When the Federal Reserve chairman and the European Central Bank president are still guiding for raising interest rates, RBI maintains the status quo monetary policy while providing the central bank’s customary cautionary footnote on remaining vigilant.

At the heart of monetary policy making is prices and the character of that is diverging between developed markets and the emerging markets, especially India, which tracks a consumer price index (CPI) loaded with food articles.

Prices are set to rise more than the target for some more quarters, but the solace is that the RBI’s target of 4% is less than 200 basis points away.

The crisis in India was attributed to persistently high inflation and negative real interest rates that led to investors choosing real estate and gold over financial securities, depressing financial assets. The solution then was to ensure positive real interest rates, where risk-free return is higher than the rate of inflation.

Given that monetary policy actions impact with a lag, the series of hikes since 2022 across the global is beginning to pinch. Price pressures could ease, although the pace may differ across geographies.

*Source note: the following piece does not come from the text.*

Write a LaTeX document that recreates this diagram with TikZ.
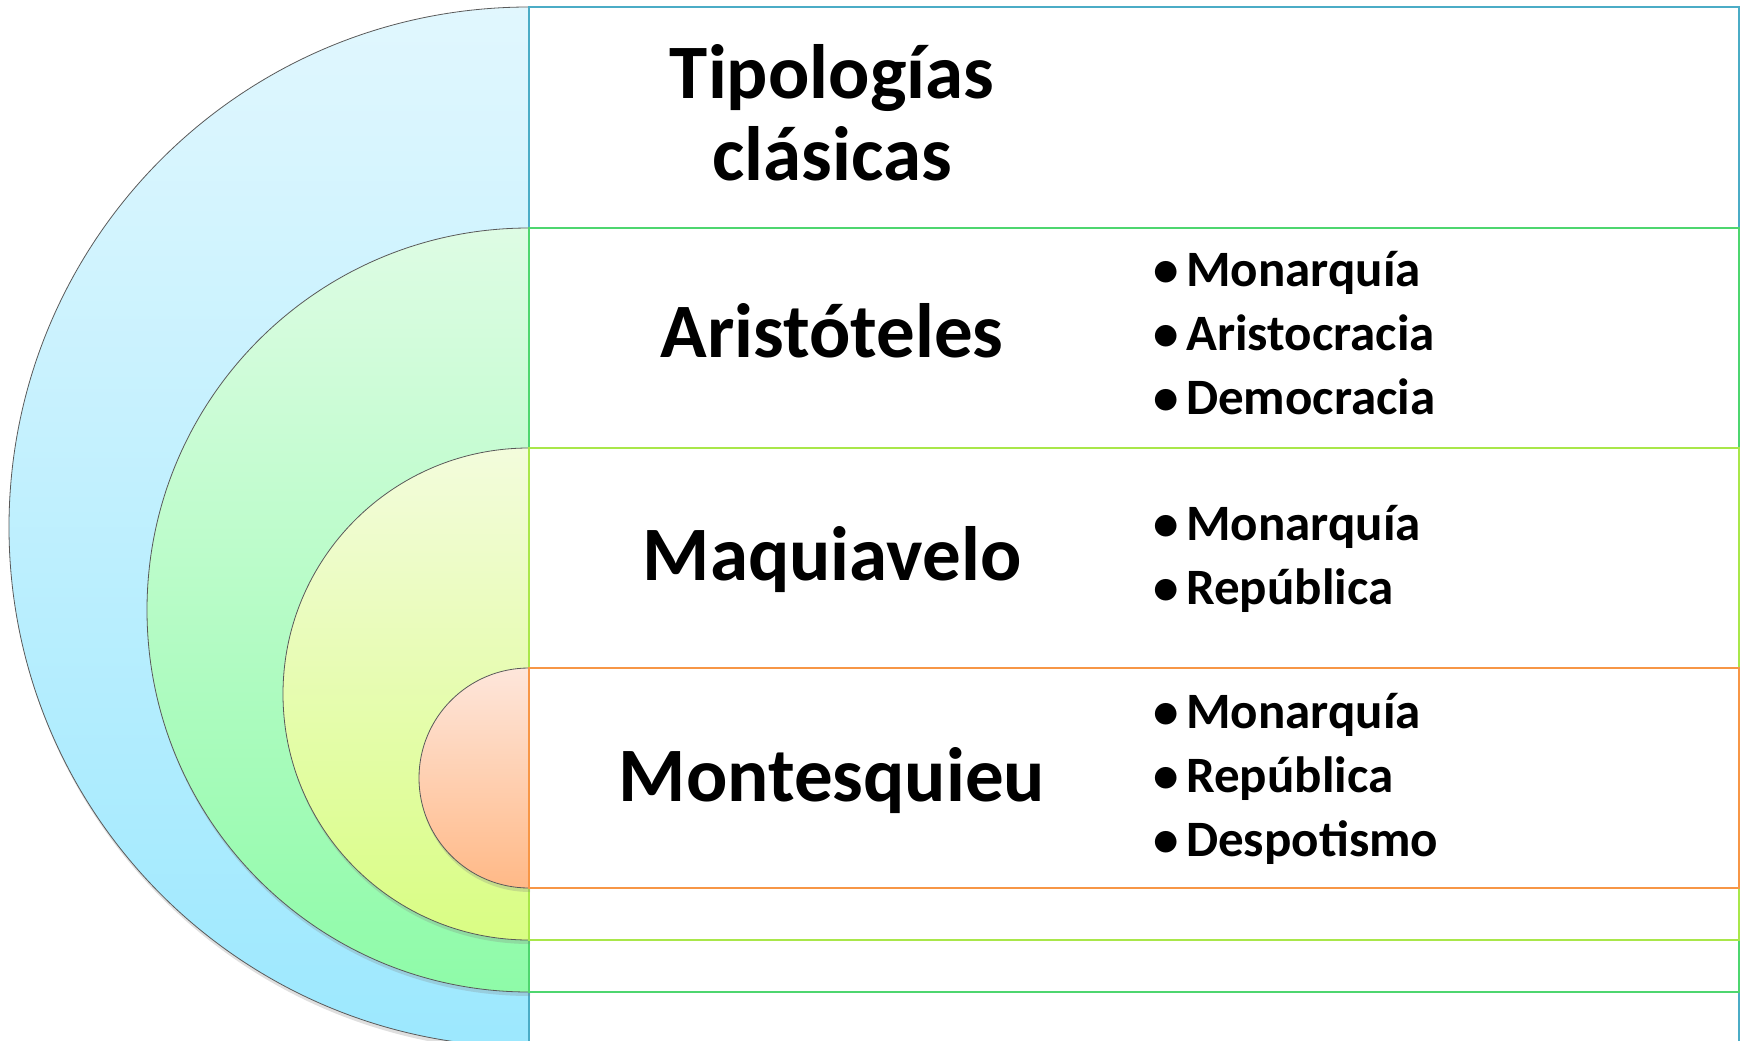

The Indian CPI is loaded with farm products and can swing to extremes. Furthermore, there are enough tools in the form of tax rates, price and trade controls to prevent runaway prices.

The rate-setting committee goes by inflation forecast than by past numbers. Even if it bumps up its next fiscal-end forecast by 100 basis points in an extreme case to 5.4%, it would still have room to maintain the status quo for a long time with repo rate at 6.5%.

High global yields and financial stability could keep the central bank on high alert, but positive real rates gives it a long rope to be on pause.